Retype exactly what runs from the first line of the data to the line with "import * as", keeping both of those lines and skipping pictures.

++++ Task input ++++

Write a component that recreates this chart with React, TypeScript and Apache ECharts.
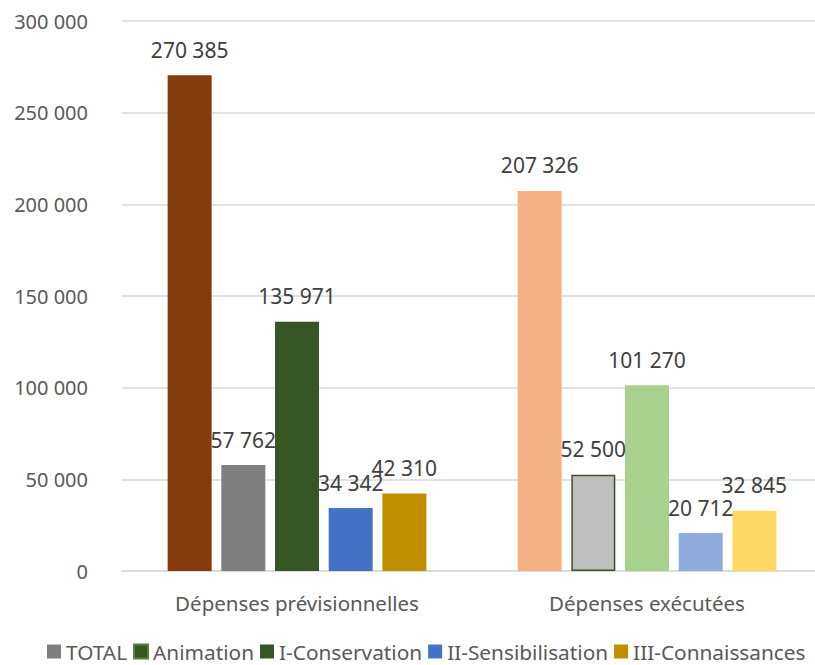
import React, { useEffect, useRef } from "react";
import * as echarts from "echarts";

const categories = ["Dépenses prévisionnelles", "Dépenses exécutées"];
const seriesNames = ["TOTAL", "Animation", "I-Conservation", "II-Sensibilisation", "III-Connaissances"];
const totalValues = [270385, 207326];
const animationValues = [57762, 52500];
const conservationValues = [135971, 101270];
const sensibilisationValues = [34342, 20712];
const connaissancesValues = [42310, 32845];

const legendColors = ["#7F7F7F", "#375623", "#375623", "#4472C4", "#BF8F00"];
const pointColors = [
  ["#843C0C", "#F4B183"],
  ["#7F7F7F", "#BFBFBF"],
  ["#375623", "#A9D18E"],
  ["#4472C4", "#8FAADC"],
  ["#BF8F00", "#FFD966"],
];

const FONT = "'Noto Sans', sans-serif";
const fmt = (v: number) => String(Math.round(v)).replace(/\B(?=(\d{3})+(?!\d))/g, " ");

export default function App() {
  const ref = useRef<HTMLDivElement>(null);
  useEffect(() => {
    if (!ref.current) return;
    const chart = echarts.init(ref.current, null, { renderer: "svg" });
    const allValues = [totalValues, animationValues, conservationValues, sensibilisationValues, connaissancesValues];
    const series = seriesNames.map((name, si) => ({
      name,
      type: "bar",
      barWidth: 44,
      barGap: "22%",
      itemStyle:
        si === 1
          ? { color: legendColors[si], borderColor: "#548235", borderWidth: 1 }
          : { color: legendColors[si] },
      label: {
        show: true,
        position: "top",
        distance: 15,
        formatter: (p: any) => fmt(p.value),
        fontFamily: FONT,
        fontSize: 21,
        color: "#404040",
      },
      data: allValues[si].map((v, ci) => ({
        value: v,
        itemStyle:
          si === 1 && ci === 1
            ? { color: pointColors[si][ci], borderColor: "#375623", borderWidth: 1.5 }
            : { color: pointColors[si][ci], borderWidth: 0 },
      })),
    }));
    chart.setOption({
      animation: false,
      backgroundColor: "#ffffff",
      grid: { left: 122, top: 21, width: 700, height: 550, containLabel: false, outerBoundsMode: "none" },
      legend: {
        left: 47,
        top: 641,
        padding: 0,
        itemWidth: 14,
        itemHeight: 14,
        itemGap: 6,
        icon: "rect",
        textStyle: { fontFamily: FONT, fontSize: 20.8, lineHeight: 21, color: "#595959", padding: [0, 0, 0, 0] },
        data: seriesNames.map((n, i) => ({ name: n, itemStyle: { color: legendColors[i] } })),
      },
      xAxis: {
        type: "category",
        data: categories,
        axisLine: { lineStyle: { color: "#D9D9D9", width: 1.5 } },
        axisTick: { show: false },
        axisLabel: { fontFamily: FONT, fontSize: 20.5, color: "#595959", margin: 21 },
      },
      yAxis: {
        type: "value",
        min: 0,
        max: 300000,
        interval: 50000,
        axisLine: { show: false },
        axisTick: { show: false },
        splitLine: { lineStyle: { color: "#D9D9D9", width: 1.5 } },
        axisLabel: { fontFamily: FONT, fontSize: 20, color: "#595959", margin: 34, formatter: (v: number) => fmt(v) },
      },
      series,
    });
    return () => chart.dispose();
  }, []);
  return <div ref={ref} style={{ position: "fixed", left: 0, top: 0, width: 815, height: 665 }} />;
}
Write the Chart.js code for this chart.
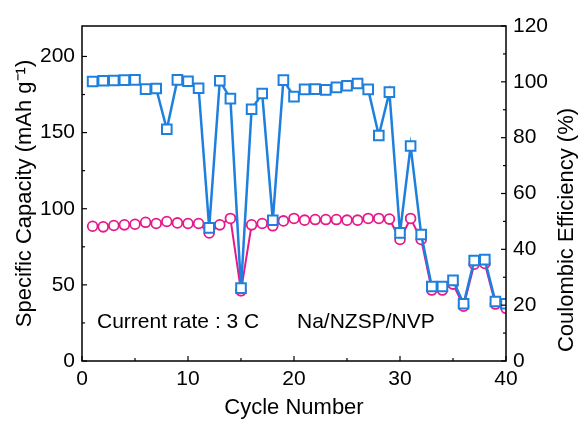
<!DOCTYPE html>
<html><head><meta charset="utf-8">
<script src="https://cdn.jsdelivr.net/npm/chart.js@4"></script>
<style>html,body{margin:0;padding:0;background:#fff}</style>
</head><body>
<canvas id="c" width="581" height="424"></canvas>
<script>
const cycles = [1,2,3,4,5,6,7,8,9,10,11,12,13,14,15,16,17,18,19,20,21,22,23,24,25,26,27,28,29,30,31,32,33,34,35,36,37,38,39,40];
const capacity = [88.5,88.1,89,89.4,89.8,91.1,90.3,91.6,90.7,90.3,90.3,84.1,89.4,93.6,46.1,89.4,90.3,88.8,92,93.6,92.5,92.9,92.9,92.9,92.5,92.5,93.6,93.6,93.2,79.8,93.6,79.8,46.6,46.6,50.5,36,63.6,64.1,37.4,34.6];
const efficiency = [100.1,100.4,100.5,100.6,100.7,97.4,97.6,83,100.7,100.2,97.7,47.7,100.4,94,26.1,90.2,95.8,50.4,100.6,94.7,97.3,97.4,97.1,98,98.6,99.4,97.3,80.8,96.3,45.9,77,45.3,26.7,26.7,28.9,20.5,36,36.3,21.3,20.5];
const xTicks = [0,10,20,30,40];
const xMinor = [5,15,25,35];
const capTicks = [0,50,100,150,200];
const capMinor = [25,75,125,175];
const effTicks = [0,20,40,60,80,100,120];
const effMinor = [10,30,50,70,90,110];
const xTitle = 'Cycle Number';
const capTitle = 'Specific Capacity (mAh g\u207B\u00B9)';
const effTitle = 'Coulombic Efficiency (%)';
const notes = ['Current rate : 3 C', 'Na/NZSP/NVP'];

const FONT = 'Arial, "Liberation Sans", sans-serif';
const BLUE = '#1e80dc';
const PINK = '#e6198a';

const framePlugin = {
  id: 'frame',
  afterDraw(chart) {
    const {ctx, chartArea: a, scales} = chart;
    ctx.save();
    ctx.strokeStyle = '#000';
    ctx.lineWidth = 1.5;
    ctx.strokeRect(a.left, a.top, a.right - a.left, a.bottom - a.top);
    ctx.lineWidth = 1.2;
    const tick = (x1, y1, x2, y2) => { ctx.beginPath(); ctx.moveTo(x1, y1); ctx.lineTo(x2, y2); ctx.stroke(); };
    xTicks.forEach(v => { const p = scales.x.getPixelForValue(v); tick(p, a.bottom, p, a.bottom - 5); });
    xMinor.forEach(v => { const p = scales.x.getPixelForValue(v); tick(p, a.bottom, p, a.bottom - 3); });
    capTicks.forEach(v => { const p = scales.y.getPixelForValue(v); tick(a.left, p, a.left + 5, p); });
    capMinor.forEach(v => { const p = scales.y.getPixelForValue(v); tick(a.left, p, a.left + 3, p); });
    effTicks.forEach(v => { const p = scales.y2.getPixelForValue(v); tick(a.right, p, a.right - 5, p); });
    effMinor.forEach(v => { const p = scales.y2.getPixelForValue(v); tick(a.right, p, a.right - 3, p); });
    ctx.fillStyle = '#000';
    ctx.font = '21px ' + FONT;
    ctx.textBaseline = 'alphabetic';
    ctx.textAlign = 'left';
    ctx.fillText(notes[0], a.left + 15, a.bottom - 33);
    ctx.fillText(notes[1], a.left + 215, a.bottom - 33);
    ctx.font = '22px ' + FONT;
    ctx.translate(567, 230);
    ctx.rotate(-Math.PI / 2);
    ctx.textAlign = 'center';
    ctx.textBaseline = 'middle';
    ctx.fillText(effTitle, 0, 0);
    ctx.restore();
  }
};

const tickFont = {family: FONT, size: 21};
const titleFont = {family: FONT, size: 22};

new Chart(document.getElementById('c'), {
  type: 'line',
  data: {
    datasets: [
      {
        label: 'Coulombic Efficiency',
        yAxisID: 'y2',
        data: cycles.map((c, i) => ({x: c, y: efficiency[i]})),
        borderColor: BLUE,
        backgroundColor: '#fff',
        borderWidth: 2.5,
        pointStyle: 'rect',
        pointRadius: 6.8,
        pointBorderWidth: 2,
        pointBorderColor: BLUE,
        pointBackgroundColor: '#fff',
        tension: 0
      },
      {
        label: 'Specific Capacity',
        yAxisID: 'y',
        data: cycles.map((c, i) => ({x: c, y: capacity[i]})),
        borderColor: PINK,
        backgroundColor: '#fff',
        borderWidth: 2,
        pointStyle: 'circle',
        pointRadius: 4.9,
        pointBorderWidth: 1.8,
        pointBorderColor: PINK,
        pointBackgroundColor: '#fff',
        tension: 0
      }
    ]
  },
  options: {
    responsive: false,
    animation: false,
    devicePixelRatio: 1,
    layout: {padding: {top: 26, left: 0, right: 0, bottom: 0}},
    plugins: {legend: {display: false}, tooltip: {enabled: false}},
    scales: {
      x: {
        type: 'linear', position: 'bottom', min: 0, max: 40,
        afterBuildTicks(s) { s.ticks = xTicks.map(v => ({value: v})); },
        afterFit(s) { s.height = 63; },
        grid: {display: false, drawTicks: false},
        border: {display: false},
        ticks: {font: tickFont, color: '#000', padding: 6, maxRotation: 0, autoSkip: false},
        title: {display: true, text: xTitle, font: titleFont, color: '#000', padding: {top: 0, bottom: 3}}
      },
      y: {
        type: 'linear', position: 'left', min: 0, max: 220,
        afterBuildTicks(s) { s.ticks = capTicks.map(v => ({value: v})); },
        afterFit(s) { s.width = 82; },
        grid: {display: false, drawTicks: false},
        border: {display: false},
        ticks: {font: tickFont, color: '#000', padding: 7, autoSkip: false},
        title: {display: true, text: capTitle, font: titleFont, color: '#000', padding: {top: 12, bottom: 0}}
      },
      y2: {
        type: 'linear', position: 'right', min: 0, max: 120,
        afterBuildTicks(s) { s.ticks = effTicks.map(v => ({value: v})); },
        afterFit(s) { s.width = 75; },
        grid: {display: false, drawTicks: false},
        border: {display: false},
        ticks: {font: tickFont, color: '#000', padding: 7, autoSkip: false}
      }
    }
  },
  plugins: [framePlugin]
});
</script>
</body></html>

++++

Answer for this exercise
Write a component that recreates this chart with React, TypeScript and Apache ECharts.
import React, { useEffect, useRef } from "react";
import * as echarts from "echarts";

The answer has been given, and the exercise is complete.